An XHTML user agent would see the above as a single img tag, but a fully compliant HTML user agent would see it as a shortened null end tag like the previous example but with a “>” character after it. The “>” character would be seen as regular character data and would display on the page itself. Despite common practice, a space before the “/” character wouldn’t change this.

I have said that this issue is due to XHTML/XML not supporting null end tags. However, it’s more accurate to say that XML doesn’t support null end tags in the same way as HTML. Rather than the contents being surrounded by two slashes, they are surrounded by a slash and a greater-than sign (/ ... >) with the additional constraint that they may only be used when the contents are empty. So the second img example is actually XML’s version of null end tags: the start tag ends with the “/” character and the end tag is represented by the “>” character. Because end tags may not be omitted in XML, the “>” character is always required, and because the null end tag rule in XML is defined as “IMMEDNET” (explained below), it must close immediately after it is started, so there may be no actual content.

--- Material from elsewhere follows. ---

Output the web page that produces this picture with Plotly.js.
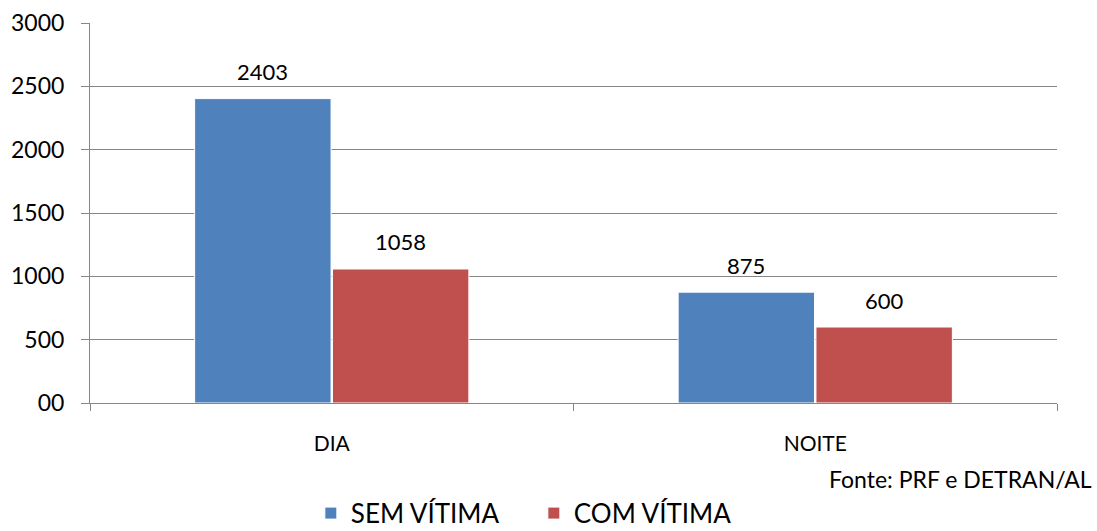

Although the specifications don’t clearly discuss these issues, they are a result of the respective standards’ SGML declarations that define the profile of SGML used. See the HTML SGML declaration and the XML SGML declaration. These declarations are automatically assumed by the browser when they are given hint to treat the page as HTML or XML (such as via the content type). The SGML declaration defines the most basic level of how the SGML document is written. It defines which characters define tags, marked sections, character references, processing instructions, etc., what kinds of shorthand features may be used, possibly some default character entities that are available regardless of the DTD, and other lexical aspects of the document. The SGML declaration is applied on top of a default profile, called the “reference concrete syntax” that is defined in the SGML standard itself.

The HTML SGML declaration isn’t very big because it mostly uses SGML’s defaults. The defaults include “/” for syntax.delim.net, meaning that null end tag contents are delimited by “/” characters. XML uses “>” for syntax.delim.net, plus “/” for syntax.delim.nestc. Nestc is an extension to the original SGML standard that provides a different value for the null end tag delimiter that finishes the start tag. XML uses other extensions, such as more specific options in the “features” section. HTML enables features.minimize.shorttag, which allows shorthand constructs like null end tags, while XML specifically has features.minimize.shorttag.starttag.netenabl set to “IMMEDNET” which, as mentioned above, enables null end tags with the restriction that they must close immediately after opening.

The reason XML was designed to support this form of null end tags was to reduce the potential clutter caused by a large number of empty elements. The null end tag delimiters were altered so that the null end tags don’t look too alien for people who are used to the widely supported parts of the HTML standard. They were designed to look like regular start tags with a simple slash before the end, which reminds people of the function of end tags. In this way, they managed to design XML to be strict, efficient, intuitive, and compatible with modern SGML user agents that know where to find the SGML declaration.